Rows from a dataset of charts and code

══════════════════════════════

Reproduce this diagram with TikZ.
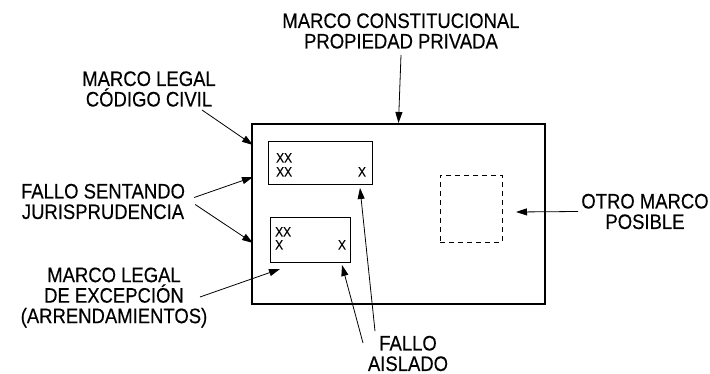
\documentclass[tikz,border=0pt]{standalone}
\usepackage{fontspec}
\setmainfont{Liberation Sans}
\newfontfamily\labelfont[FakeStretch=0.88, FakeBold=0.3]{Liberation Sans}
\usetikzlibrary{arrows.meta}
\tikzset{
    label text/.style = {align=center, inner sep=0pt, font=\labelfont\fontsize{21}{20.5}\selectfont},
    mark text/.style = {anchor=base west, inner sep=0pt, font=\labelfont\fontsize{13.5}{14}\selectfont},
    pointer/.style = {draw, line width=0.8pt, -{Triangle[length=11pt, width=7pt]}},
}
\tikzset{
    frame box/.style = {draw, line width=2pt, inner sep=0pt},
    case box/.style = {draw, line width=1pt, inner sep=0pt},
    other box/.style = {draw, line width=0.9pt, inner sep=0pt, dash pattern=on 5pt off 4pt},
}

\begin{document}
\begin{tikzpicture}[x=1pt, y=-1pt]
            \useasboundingbox (0,0) rectangle (710,374);

            % frames
            \node[frame box, minimum width=293pt, minimum height=180pt] (constitucional) at (398.5,214) {};
            \node[case box, minimum width=104pt, minimum height=43pt] (codigo) at (320,163.5) {};
            \node[case box, minimum width=80pt, minimum height=45pt] (excepcion) at (310,240.5) {};
            \node[other box, minimum width=62pt, minimum height=67pt] (posible) at (471,208.5) {};

            % fallos
            \node[mark text] (xx1) at (276,162.5) {XX};
            \node[mark text] (xx2) at (276,176.5) {XX};
            \node[mark text, anchor=base] (x1) at (362,176.5) {X};
            \node[mark text] (xx3) at (275,236.5) {XX};
            \node[mark text] (x2) at (275,249.5) {X};
            \node[mark text, anchor=base] (x3) at (342,249.5) {X};

            % labels
            \node[label text] (t constitucional) at (401,31) {MARCO CONSTITUCIONAL\\PROPIEDAD PRIVADA};
            \node[label text] (t codigo) at (149,89) {MARCO LEGAL\\CÓDIGO CIVIL};
            \node[label text] (t sentando) at (103,201.5) {FALLO SENTANDO\\JURISPRUDENCIA};
            \node[label text] (t excepcion) at (114,297.5) {MARCO LEGAL\\DE EXCEPCIÓN\\(ARRENDAMIENTOS)};
            \node[label text] (t aislado) at (408,353.5) {FALLO\\AISLADO};
            \node[label text] (t posible) at (645,211.5) {OTRO MARCO\\POSIBLE};

            \coordinate (codigo tip) at (253,145);
            \coordinate (sentando tip1) at (253,177);
            \coordinate (sentando tip2) at (253,243);
            \coordinate (excepcion tip) at (280,269);
            \coordinate (aislado tip1) at (360,188);
            \coordinate (aislado tip2) at (342,265);
            \coordinate (posible tip) at (516,212);

            \draw[pointer] (401,55) -- (constitucional.north);
            \draw[pointer] (202,110) -- (codigo tip);
            \draw[pointer] ([xshift=9pt, yshift=4pt]t sentando.east) -- (sentando tip1);
            \draw[pointer] ([xshift=10pt, yshift=-3pt]t sentando.east) -- (sentando tip2);
            \draw[pointer] (200,297) -- (excepcion tip);
            \draw[pointer] (375,331) -- (aislado tip1);
            \draw[pointer] (363,343) -- (aislado tip2);
            \draw[pointer] ([xshift=-3pt]t posible.west) -- (posible tip);
        \end{tikzpicture}
\end{document}
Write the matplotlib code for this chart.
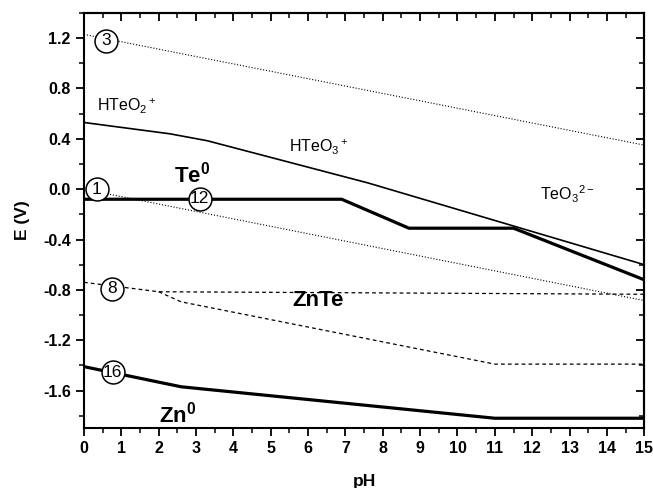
import matplotlib
matplotlib.use("Agg")
import matplotlib.pyplot as plt
from matplotlib.ticker import MultipleLocator, FormatStrFormatter

plt.rcParams['font.family'] = ['Liberation Sans', 'DejaVu Sans']
plt.rcParams['mathtext.default'] = 'regular'

# Stabilitaetsgrenzen (pH, E in V)
ph_o2 = [0, 15]
e_o2 = [1.23, 0.35]

ph_h2 = [0, 15]
e_h2 = [0.0, -0.885]

ph_hteo2 = [0, 2.3, 3.3, 7.6, 15]
e_hteo2 = [0.53, 0.44, 0.385, 0.05, -0.60]

ph_te = [0, 6.9, 8.7, 11.5, 15]
e_te = [-0.08, -0.08, -0.31, -0.31, -0.72]

ph_znte_a = [0, 2.0, 15]
e_znte_a = [-0.74, -0.815, -0.835]
ph_znte_b = [2.0, 2.6, 11.0, 15]
e_znte_b = [-0.815, -0.895, -1.39, -1.39]

ph_zn = [0, 2.6, 11.0, 15]
e_zn = [-1.41, -1.57, -1.82, -1.82]

# Kreisnummern: (Text, pH, E)
marks = [("3", 0.6, 1.18), ("1", 0.34, 0.0), ("12", 3.1, -0.075),
         ("8", 0.74, -0.79), ("16", 0.77, -1.455)]

yt = [1.2, 0.8, 0.4, 0.0, -0.4, -0.8, -1.2, -1.6]

fig = plt.figure(figsize=(6.53, 4.88), dpi=100)
ax = fig.add_axes([0.1286, 0.1236, 0.858, 0.8498])

ax.plot(ph_o2, e_o2, ':', color='black', lw=0.8)
ax.plot(ph_h2, e_h2, ':', color='black', lw=0.8)
ax.plot(ph_hteo2, e_hteo2, '-', color='black', lw=1.2)
ax.plot(ph_te, e_te, '-', color='black', lw=2.3)
ax.plot(ph_znte_a, e_znte_a, '--', color='black', lw=0.9, dashes=(3, 2.5))
ax.plot(ph_znte_b, e_znte_b, '--', color='black', lw=0.9, dashes=(3, 2.5))
ax.plot(ph_zn, e_zn, '-', color='black', lw=2.3)

for txt, x, y in marks:
    ax.plot(x, y, 'o', ms=16.5, mfc='white', mec='black', mew=1.1, zorder=4)
    ax.text(x, y, txt, ha='center', va='center', fontsize=12.5, zorder=5)

ax.text(0.35, 0.62, r'HTeO$_2$$^+$', fontsize=11.5)
ax.text(5.5, 0.29, r'HTeO$_3$$^+$', fontsize=11.5)
ax.text(12.2, -0.09, r'TeO$_3$$^{2-}$', fontsize=11.5)
ax.text(2.4, 0.05, r'Te$^0$', fontsize=16, fontweight='bold')
ax.text(5.57, -0.93, 'ZnTe', fontsize=16, fontweight='bold')
ax.text(2.0, -1.85, r'Zn$^0$', fontsize=16, fontweight='bold')

ax.set_xlim(0, 15)
ax.set_ylim(-1.895, 1.4)
ax.xaxis.set_major_locator(MultipleLocator(1))
ax.xaxis.set_minor_locator(MultipleLocator(0.5))
ax.yaxis.set_minor_locator(MultipleLocator(0.2))
ax.set_yticks(yt)
ax.yaxis.set_major_formatter(FormatStrFormatter('%.1f'))

ax.tick_params(which='major', direction='out', length=6, width=1.3, labelsize=11.5)
ax.tick_params(which='minor', direction='out', length=3.5, width=1.1)
for lab in ax.get_xticklabels() + ax.get_yticklabels():
    lab.set_fontweight('bold')

# Innen liegende Ticks oben und rechts
top = ax.secondary_xaxis('top')
top.xaxis.set_major_locator(MultipleLocator(1))
top.xaxis.set_minor_locator(MultipleLocator(0.5))
top.tick_params(which='major', direction='in', length=6, width=1.3, labeltop=False)
top.tick_params(which='minor', direction='in', length=3.5, width=1.1)
right = ax.secondary_yaxis('right')
right.yaxis.set_minor_locator(MultipleLocator(0.2))
right.set_yticks(yt)
right.tick_params(which='major', direction='in', length=6, width=1.3, labelright=False)
right.tick_params(which='minor', direction='in', length=3.5, width=1.1)

for sp in list(ax.spines.values()) + list(top.spines.values()) + list(right.spines.values()):
    sp.set_linewidth(1.5)

ax.set_xlabel('pH', fontsize=12.5, fontweight='bold', labelpad=13)
ax.set_ylabel('E (V)', fontsize=12.5, fontweight='bold', labelpad=9)

fig.savefig('out.png', dpi=100)
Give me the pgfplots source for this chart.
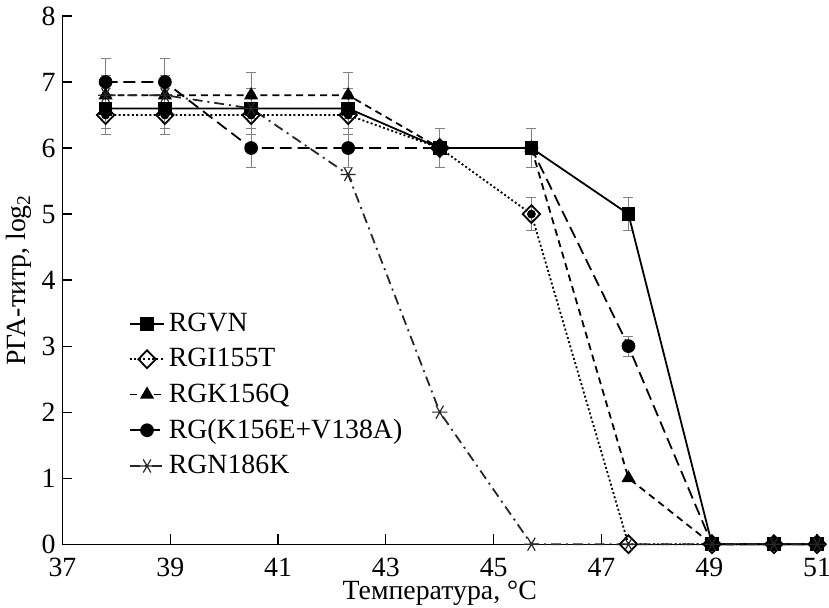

══════════════════════════════

## What the task asks:
Will you restate every entry word for word and omit the images?

## Answer to the task:
Reproduce this diagram with TikZ.
\documentclass[tikz,border=0pt]{standalone}
\usepackage{fontspec}
\setmainfont{Liberation Sans}
\newfontfamily\labelfont[FakeStretch=0.88, FakeBold=0.3]{Liberation Sans}
\usetikzlibrary{arrows.meta}
\tikzset{
    label text/.style = {align=center, inner sep=0pt, font=\labelfont\fontsize{21}{20.5}\selectfont},
    mark text/.style = {anchor=base west, inner sep=0pt, font=\labelfont\fontsize{13.5}{14}\selectfont},
    pointer/.style = {draw, line width=0.8pt, -{Triangle[length=11pt, width=7pt]}},
}
\tikzset{
    frame box/.style = {draw, line width=2pt, inner sep=0pt},
    case box/.style = {draw, line width=1pt, inner sep=0pt},
    other box/.style = {draw, line width=0.9pt, inner sep=0pt, dash pattern=on 5pt off 4pt},
}

\begin{document}
\begin{tikzpicture}[x=1pt, y=-1pt]
            \useasboundingbox (0,0) rectangle (710,374);

            % frames
            \node[frame box, minimum width=293pt, minimum height=180pt] (constitucional) at (398.5,214) {};
            \node[case box, minimum width=104pt, minimum height=43pt] (codigo) at (320,163.5) {};
            \node[case box, minimum width=80pt, minimum height=45pt] (excepcion) at (310,240.5) {};
            \node[other box, minimum width=62pt, minimum height=67pt] (posible) at (471,208.5) {};

            % fallos
            \node[mark text] (xx1) at (276,162.5) {XX};
            \node[mark text] (xx2) at (276,176.5) {XX};
            \node[mark text, anchor=base] (x1) at (362,176.5) {X};
            \node[mark text] (xx3) at (275,236.5) {XX};
            \node[mark text] (x2) at (275,249.5) {X};
            \node[mark text, anchor=base] (x3) at (342,249.5) {X};

            % labels
            \node[label text] (t constitucional) at (401,31) {MARCO CONSTITUCIONAL\\PROPIEDAD PRIVADA};
            \node[label text] (t codigo) at (149,89) {MARCO LEGAL\\CÓDIGO CIVIL};
            \node[label text] (t sentando) at (103,201.5) {FALLO SENTANDO\\JURISPRUDENCIA};
            \node[label text] (t excepcion) at (114,297.5) {MARCO LEGAL\\DE EXCEPCIÓN\\(ARRENDAMIENTOS)};
            \node[label text] (t aislado) at (408,353.5) {FALLO\\AISLADO};
            \node[label text] (t posible) at (645,211.5) {OTRO MARCO\\POSIBLE};

            \coordinate (codigo tip) at (253,145);
            \coordinate (sentando tip1) at (253,177);
            \coordinate (sentando tip2) at (253,243);
            \coordinate (excepcion tip) at (280,269);
            \coordinate (aislado tip1) at (360,188);
            \coordinate (aislado tip2) at (342,265);
            \coordinate (posible tip) at (516,212);

            \draw[pointer] (401,55) -- (constitucional.north);
            \draw[pointer] (202,110) -- (codigo tip);
            \draw[pointer] ([xshift=9pt, yshift=4pt]t sentando.east) -- (sentando tip1);
            \draw[pointer] ([xshift=10pt, yshift=-3pt]t sentando.east) -- (sentando tip2);
            \draw[pointer] (200,297) -- (excepcion tip);
            \draw[pointer] (375,331) -- (aislado tip1);
            \draw[pointer] (363,343) -- (aislado tip2);
            \draw[pointer] ([xshift=-3pt]t posible.west) -- (posible tip);
        \end{tikzpicture}
\end{document}
Write the matplotlib code for this chart.
import matplotlib
matplotlib.use("Agg")
import matplotlib.pyplot as plt
from matplotlib.ticker import MultipleLocator, FormatStrFormatter

plt.rcParams['font.family'] = ['Liberation Sans', 'DejaVu Sans']
plt.rcParams['mathtext.default'] = 'regular'

# Stabilitaetsgrenzen (pH, E in V)
ph_o2 = [0, 15]
e_o2 = [1.23, 0.35]

ph_h2 = [0, 15]
e_h2 = [0.0, -0.885]

ph_hteo2 = [0, 2.3, 3.3, 7.6, 15]
e_hteo2 = [0.53, 0.44, 0.385, 0.05, -0.60]

ph_te = [0, 6.9, 8.7, 11.5, 15]
e_te = [-0.08, -0.08, -0.31, -0.31, -0.72]

ph_znte_a = [0, 2.0, 15]
e_znte_a = [-0.74, -0.815, -0.835]
ph_znte_b = [2.0, 2.6, 11.0, 15]
e_znte_b = [-0.815, -0.895, -1.39, -1.39]

ph_zn = [0, 2.6, 11.0, 15]
e_zn = [-1.41, -1.57, -1.82, -1.82]

# Kreisnummern: (Text, pH, E)
marks = [("3", 0.6, 1.18), ("1", 0.34, 0.0), ("12", 3.1, -0.075),
         ("8", 0.74, -0.79), ("16", 0.77, -1.455)]

yt = [1.2, 0.8, 0.4, 0.0, -0.4, -0.8, -1.2, -1.6]

fig = plt.figure(figsize=(6.53, 4.88), dpi=100)
ax = fig.add_axes([0.1286, 0.1236, 0.858, 0.8498])

ax.plot(ph_o2, e_o2, ':', color='black', lw=0.8)
ax.plot(ph_h2, e_h2, ':', color='black', lw=0.8)
ax.plot(ph_hteo2, e_hteo2, '-', color='black', lw=1.2)
ax.plot(ph_te, e_te, '-', color='black', lw=2.3)
ax.plot(ph_znte_a, e_znte_a, '--', color='black', lw=0.9, dashes=(3, 2.5))
ax.plot(ph_znte_b, e_znte_b, '--', color='black', lw=0.9, dashes=(3, 2.5))
ax.plot(ph_zn, e_zn, '-', color='black', lw=2.3)

for txt, x, y in marks:
    ax.plot(x, y, 'o', ms=16.5, mfc='white', mec='black', mew=1.1, zorder=4)
    ax.text(x, y, txt, ha='center', va='center', fontsize=12.5, zorder=5)

ax.text(0.35, 0.62, r'HTeO$_2$$^+$', fontsize=11.5)
ax.text(5.5, 0.29, r'HTeO$_3$$^+$', fontsize=11.5)
ax.text(12.2, -0.09, r'TeO$_3$$^{2-}$', fontsize=11.5)
ax.text(2.4, 0.05, r'Te$^0$', fontsize=16, fontweight='bold')
ax.text(5.57, -0.93, 'ZnTe', fontsize=16, fontweight='bold')
ax.text(2.0, -1.85, r'Zn$^0$', fontsize=16, fontweight='bold')

ax.set_xlim(0, 15)
ax.set_ylim(-1.895, 1.4)
ax.xaxis.set_major_locator(MultipleLocator(1))
ax.xaxis.set_minor_locator(MultipleLocator(0.5))
ax.yaxis.set_minor_locator(MultipleLocator(0.2))
ax.set_yticks(yt)
ax.yaxis.set_major_formatter(FormatStrFormatter('%.1f'))

ax.tick_params(which='major', direction='out', length=6, width=1.3, labelsize=11.5)
ax.tick_params(which='minor', direction='out', length=3.5, width=1.1)
for lab in ax.get_xticklabels() + ax.get_yticklabels():
    lab.set_fontweight('bold')

# Innen liegende Ticks oben und rechts
top = ax.secondary_xaxis('top')
top.xaxis.set_major_locator(MultipleLocator(1))
top.xaxis.set_minor_locator(MultipleLocator(0.5))
top.tick_params(which='major', direction='in', length=6, width=1.3, labeltop=False)
top.tick_params(which='minor', direction='in', length=3.5, width=1.1)
right = ax.secondary_yaxis('right')
right.yaxis.set_minor_locator(MultipleLocator(0.2))
right.set_yticks(yt)
right.tick_params(which='major', direction='in', length=6, width=1.3, labelright=False)
right.tick_params(which='minor', direction='in', length=3.5, width=1.1)

for sp in list(ax.spines.values()) + list(top.spines.values()) + list(right.spines.values()):
    sp.set_linewidth(1.5)

ax.set_xlabel('pH', fontsize=12.5, fontweight='bold', labelpad=13)
ax.set_ylabel('E (V)', fontsize=12.5, fontweight='bold', labelpad=9)

fig.savefig('out.png', dpi=100)
Give me the pgfplots source for this chart.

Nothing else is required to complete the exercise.